== Data block

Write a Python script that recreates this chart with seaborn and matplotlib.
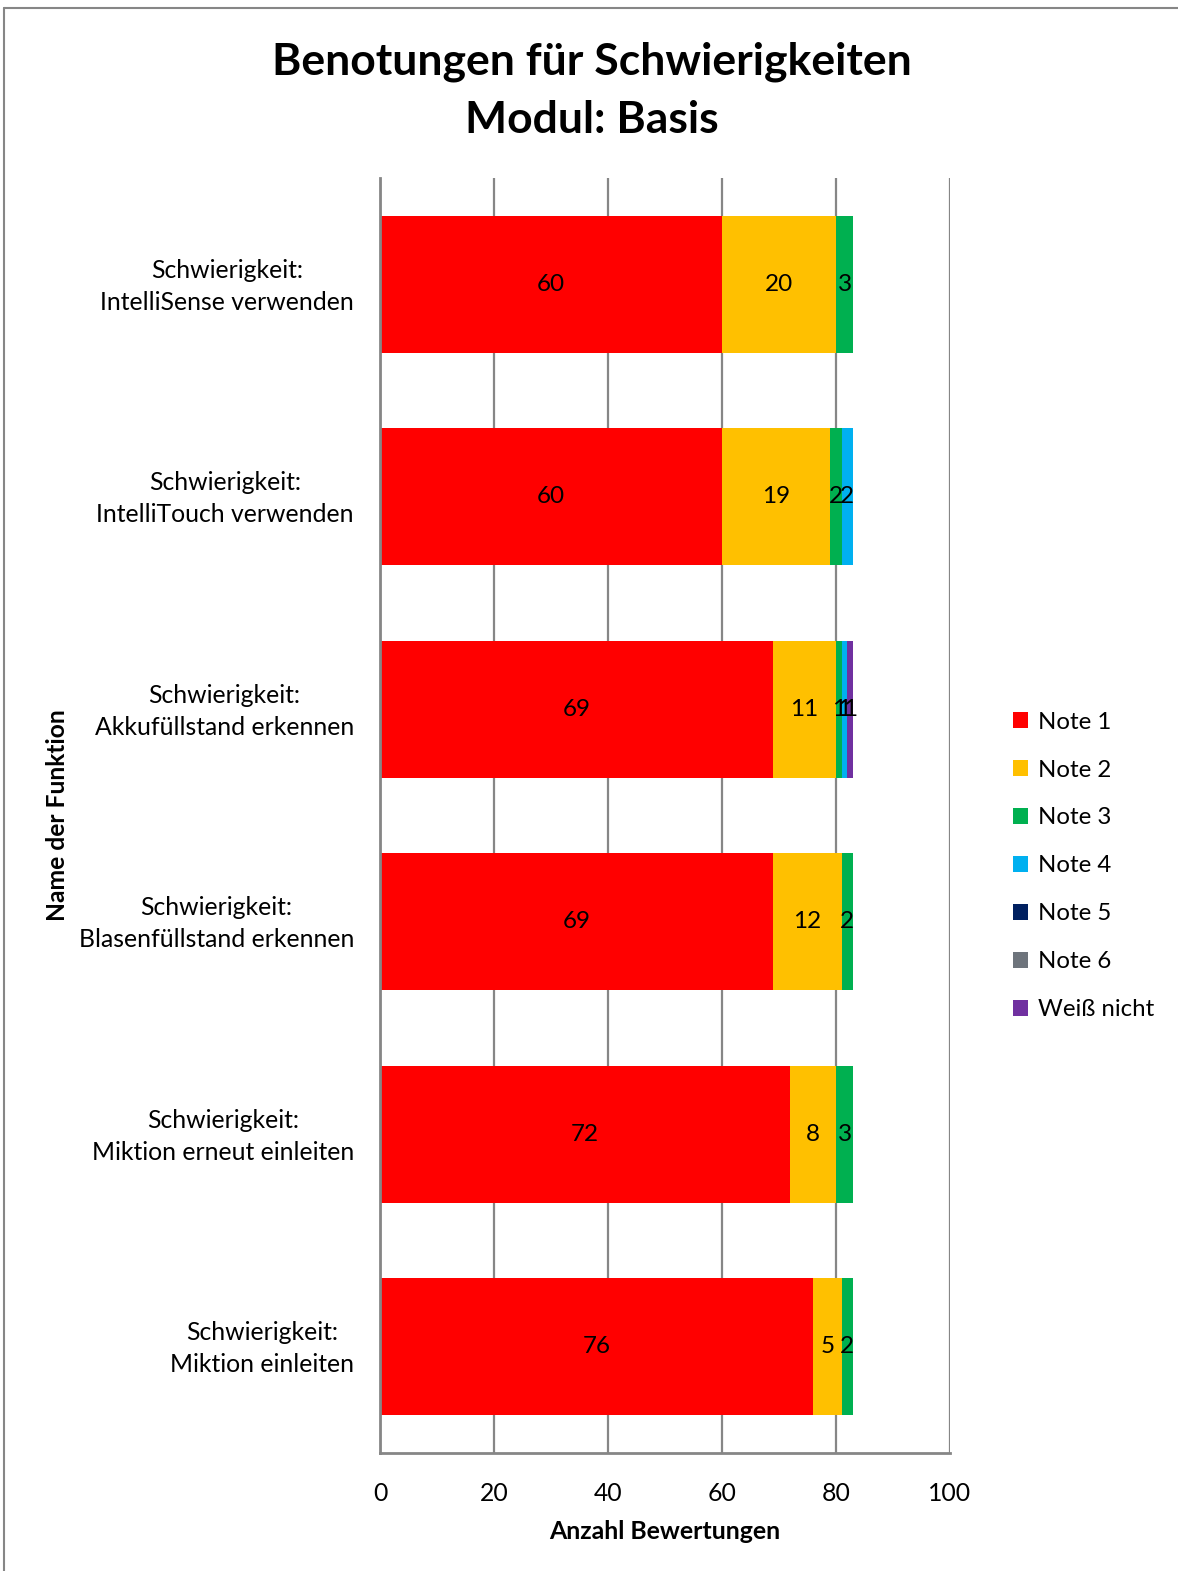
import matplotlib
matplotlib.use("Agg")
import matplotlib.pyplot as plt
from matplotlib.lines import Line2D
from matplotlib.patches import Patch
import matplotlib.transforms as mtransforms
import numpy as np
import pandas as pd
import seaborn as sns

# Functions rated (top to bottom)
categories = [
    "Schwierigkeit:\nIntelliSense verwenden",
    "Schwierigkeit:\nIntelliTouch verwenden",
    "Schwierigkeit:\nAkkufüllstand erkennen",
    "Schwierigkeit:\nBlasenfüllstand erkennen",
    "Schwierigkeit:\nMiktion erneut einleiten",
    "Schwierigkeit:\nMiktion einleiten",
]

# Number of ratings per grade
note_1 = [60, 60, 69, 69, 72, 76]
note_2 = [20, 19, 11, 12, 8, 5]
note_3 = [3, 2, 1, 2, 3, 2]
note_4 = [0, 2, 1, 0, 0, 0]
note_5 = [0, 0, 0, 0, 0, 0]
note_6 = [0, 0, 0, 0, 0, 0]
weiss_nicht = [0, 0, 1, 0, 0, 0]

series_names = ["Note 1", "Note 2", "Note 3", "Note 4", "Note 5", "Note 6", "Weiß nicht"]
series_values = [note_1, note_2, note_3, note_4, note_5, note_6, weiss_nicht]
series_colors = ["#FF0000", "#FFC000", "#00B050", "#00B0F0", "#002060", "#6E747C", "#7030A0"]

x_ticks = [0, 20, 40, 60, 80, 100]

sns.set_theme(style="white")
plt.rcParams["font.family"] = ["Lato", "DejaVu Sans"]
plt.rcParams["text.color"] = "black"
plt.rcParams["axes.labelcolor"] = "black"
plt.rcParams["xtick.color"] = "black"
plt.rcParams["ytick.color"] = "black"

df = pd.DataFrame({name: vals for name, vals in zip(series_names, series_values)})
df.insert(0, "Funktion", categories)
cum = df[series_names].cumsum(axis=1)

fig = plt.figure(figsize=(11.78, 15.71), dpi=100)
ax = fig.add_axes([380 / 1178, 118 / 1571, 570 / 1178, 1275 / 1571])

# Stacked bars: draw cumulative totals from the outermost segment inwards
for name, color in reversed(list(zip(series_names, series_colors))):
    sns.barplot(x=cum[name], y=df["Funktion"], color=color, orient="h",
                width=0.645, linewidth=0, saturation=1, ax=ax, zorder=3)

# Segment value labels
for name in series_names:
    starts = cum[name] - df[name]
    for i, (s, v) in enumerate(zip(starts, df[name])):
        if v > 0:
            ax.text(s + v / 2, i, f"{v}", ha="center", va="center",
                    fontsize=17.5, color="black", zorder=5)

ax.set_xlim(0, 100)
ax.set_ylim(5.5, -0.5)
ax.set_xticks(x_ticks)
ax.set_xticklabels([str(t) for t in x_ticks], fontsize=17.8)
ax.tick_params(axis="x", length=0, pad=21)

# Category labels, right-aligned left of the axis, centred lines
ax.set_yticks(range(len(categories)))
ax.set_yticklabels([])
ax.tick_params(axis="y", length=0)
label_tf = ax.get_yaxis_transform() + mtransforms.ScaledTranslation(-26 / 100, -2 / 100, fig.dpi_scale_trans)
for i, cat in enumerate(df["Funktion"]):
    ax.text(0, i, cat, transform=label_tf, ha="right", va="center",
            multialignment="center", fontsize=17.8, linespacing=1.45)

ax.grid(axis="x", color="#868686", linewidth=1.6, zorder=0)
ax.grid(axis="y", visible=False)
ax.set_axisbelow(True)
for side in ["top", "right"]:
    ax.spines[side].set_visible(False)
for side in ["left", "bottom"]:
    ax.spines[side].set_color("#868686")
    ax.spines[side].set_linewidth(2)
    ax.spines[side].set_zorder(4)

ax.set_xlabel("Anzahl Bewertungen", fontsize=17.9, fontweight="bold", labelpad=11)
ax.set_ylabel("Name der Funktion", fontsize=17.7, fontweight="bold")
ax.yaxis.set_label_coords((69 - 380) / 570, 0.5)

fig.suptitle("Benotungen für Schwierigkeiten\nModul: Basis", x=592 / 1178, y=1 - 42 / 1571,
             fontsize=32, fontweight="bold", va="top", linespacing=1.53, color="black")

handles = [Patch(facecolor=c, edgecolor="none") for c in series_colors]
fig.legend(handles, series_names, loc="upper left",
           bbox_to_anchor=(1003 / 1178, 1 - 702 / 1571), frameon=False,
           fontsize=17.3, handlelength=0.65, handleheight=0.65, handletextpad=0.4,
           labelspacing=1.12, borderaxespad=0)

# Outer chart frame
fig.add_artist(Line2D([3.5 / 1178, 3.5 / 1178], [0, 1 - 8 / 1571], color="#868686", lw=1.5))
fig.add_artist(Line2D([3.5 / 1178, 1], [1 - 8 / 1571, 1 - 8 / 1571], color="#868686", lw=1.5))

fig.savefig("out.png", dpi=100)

====

> Your task
Go from the first line of the listing to the line holding "x_ticks = [0, 20, 40, 60, 80, 100]" and, please, transcribe those lines exactly, both included, with no pictures.

> Exercise output
Write a Python script that recreates this chart with seaborn and matplotlib.
import matplotlib
matplotlib.use("Agg")
import matplotlib.pyplot as plt
from matplotlib.lines import Line2D
from matplotlib.patches import Patch
import matplotlib.transforms as mtransforms
import numpy as np
import pandas as pd
import seaborn as sns

# Functions rated (top to bottom)
categories = [
    "Schwierigkeit:\nIntelliSense verwenden",
    "Schwierigkeit:\nIntelliTouch verwenden",
    "Schwierigkeit:\nAkkufüllstand erkennen",
    "Schwierigkeit:\nBlasenfüllstand erkennen",
    "Schwierigkeit:\nMiktion erneut einleiten",
    "Schwierigkeit:\nMiktion einleiten",
]

# Number of ratings per grade
note_1 = [60, 60, 69, 69, 72, 76]
note_2 = [20, 19, 11, 12, 8, 5]
note_3 = [3, 2, 1, 2, 3, 2]
note_4 = [0, 2, 1, 0, 0, 0]
note_5 = [0, 0, 0, 0, 0, 0]
note_6 = [0, 0, 0, 0, 0, 0]
weiss_nicht = [0, 0, 1, 0, 0, 0]

series_names = ["Note 1", "Note 2", "Note 3", "Note 4", "Note 5", "Note 6", "Weiß nicht"]
series_values = [note_1, note_2, note_3, note_4, note_5, note_6, weiss_nicht]
series_colors = ["#FF0000", "#FFC000", "#00B050", "#00B0F0", "#002060", "#6E747C", "#7030A0"]

x_ticks = [0, 20, 40, 60, 80, 100]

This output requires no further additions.